Kapan Doa Iftitah Tidak Perlu Dibaca?
Ada beberapa kondisi di mana seorang muslim dianjurkan untuk tidak membaca doa iftitah, demi mengejar hal yang lebih wajib. Kondisi tersebut antara lain:
- Saat menjadi makmum masbuq: Jika seorang makmum terlambat datang dan mendapati imam sudah mulai membaca Al-Fatihah atau surat pendek, maka ia harus langsung mengikuti imam tanpa membaca doa iftitah. Prioritasnya adalah mendengarkan bacaan imam atau mengejar rukun sholat.
- Waktu sholat hampir habis: Jika seseorang sholat di akhir waktu dan khawatir waktu sholat akan habis jika ia membaca doa iftitah, maka ia harus mendahulukan rukun-rukun sholat dan meninggalkan amalan sunnah ini.
- Dalam sholat jenazah: Sholat jenazah memiliki sifat yang ringkas dan cepat, sehingga pada umumnya tidak disunnahkan untuk membaca doa iftitah di dalamnya.
Menghadirkan Hati Saat Membaca Doa Iftitah
Mengetahui bacaan dan artinya adalah langkah pertama. Langkah selanjutnya yang lebih penting adalah menghadirkan hati dan meresapi setiap kata yang kita ucapkan. Doa iftitah adalah momen emas untuk membangun koneksi awal dengan Allah dalam sholat. Cobalah untuk tidak membacanya secara mekanis atau terburu-buru.
Ambil jeda sejenak setelah takbir. Rasakan getaran "Allahu Akbar" yang baru saja Anda ucapkan. Lalu, mulailah melantunkan doa iftitah pilihan Anda dengan perlahan. Saat mengucapkan "aku hadapkan wajahku", bayangkan Anda benar-benar menghadapkan seluruh jiwa raga hanya kepada-Nya. Saat memohon "jauhkanlah aku dari dosaku", rasakan penyesalan dan harapan besar akan ampunan-Nya. Saat memuji "Maha Suci Engkau", rasakan betapa agung dan sempurnanya Dzat yang sedang Anda hadapi.
Dengan menghadirkan hati, doa setelah takbiratul ihram tidak lagi menjadi sekadar rangkaian kata, melainkan sebuah dialog pembuka yang penuh makna, yang akan mengantarkan kita pada kekhusyukan di sepanjang sholat.

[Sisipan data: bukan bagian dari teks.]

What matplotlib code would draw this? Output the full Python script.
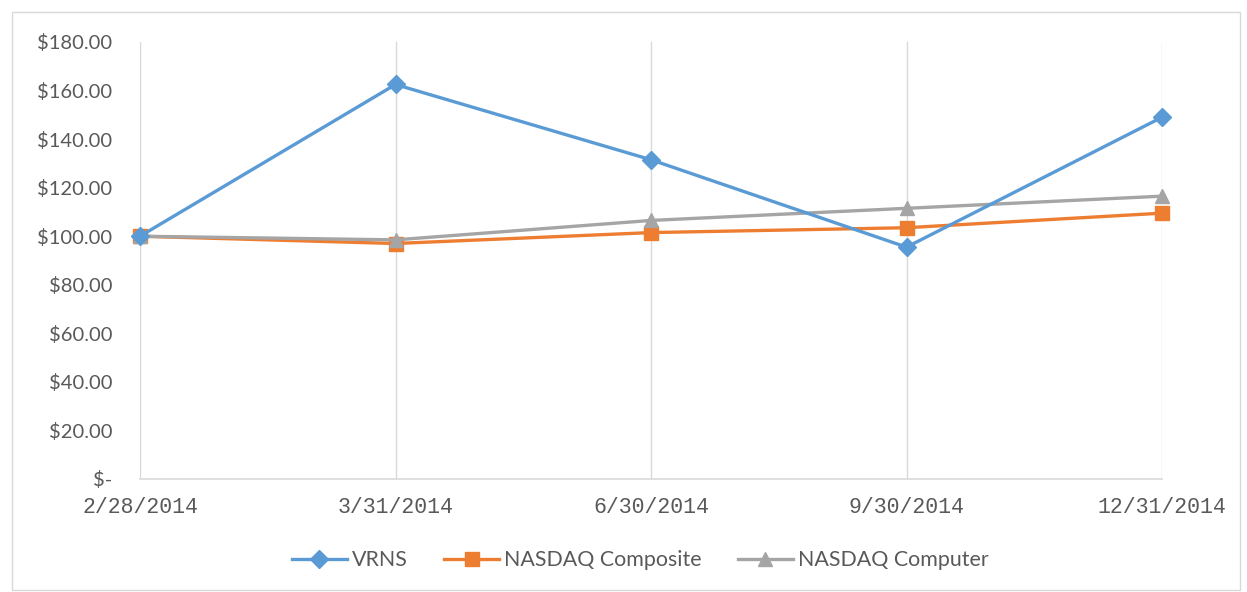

Ia menjadi fondasi yang kokoh, di mana di atasnya kita membangun seluruh pilar-pilar sholat kita hingga salam penutup. Semoga Allah SWT senantiasa membimbing kita untuk dapat melaksanakan sholat dengan sebaik-baiknya, dimulai dari kesempurnaan dalam memahami dan menghayati doa pembukanya.